Heiner-Møller gets a passing grade for his time with Canada, but not any higher than that. He managed to get Les Rouges to the World Cup knockout stage and qualify for the Tokyo Summer Olympics, but Canada is farther behind the United States than it has been at any point in the past decade. Heiner-Møller lost four games in a row at one point — including back-to-back 4-0 losses to Japan and Brazil — and has not won in his last four either.
His immediate replacement is not obvious. Assistant and Under-20 manager Rhian Wilkinson is clearly being groomed for the job in the future, but doesn’t appear ready yet after her squad’s extremely poor performances in Under-20 World Cup qualifying. Canada doesn’t yet have a professional league to bring up a successful club coach from. Canada Soccer will almost certainly have to look internationally.
But there’s good news for Canadian fans: ambitious coaches looking to further their careers should be rushing to submit their resumes, because this is one of the best jobs in world football. Fans and media don’t call for the manager’s head when Canada fails to beat the United States, capture an Olympic medal or make a World Cup semifinal, but the squad has the talent to accomplish those things.

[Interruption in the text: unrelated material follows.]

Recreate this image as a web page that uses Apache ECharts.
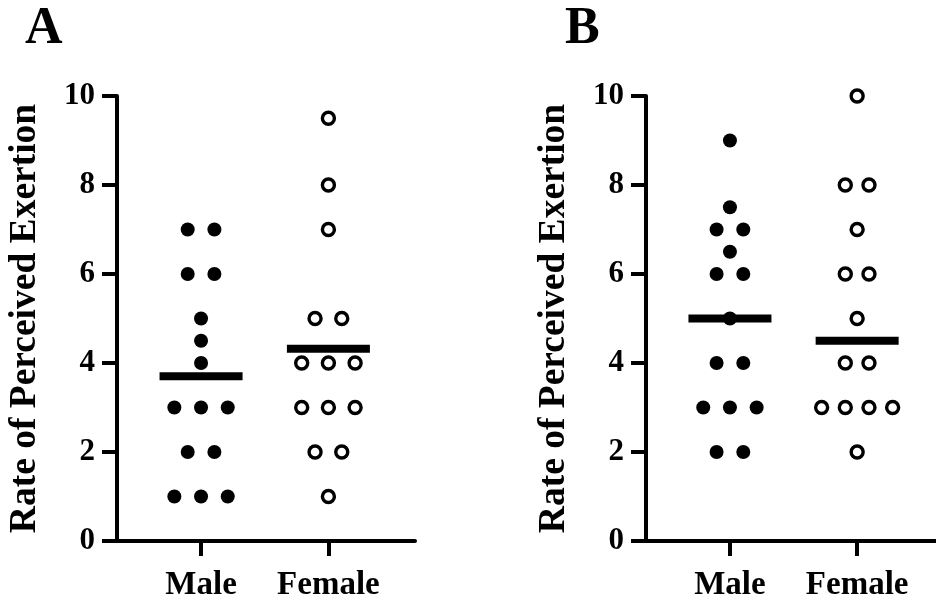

The legendary Christine Sinclair is still an excellent player. Veterans Sophie Schmidt, Allysha Chapman and Diana Matheson are still solid contributors. Canada’s prime-age core of Kailen Sheridan, Kadiesha Buchanan, Shelina Zadorsky, Ashley Lawrence, Janine Beckie and Adriana Leon is the best the country has ever had around Sinclair. And the emerging young group of Jessie Fleming, Deanne Rose, Jayde Riviere, Gabby Carle, Julia Grosso and Jordyn Huitema appears to have an even higher ceiling. Fleming, in particular, is already one of the best midfielders on the planet, and she hasn’t even played a professional soccer game yet.
I think that this group has underperformed under Heiner-Møller, and it’s not going to take a genius to improve results with this group of talent. As long as the salary on offer is competitive, Canada shouldn’t have to worry about what kind of coach it can get to replace KHM. Several good candidates should be fighting for this job.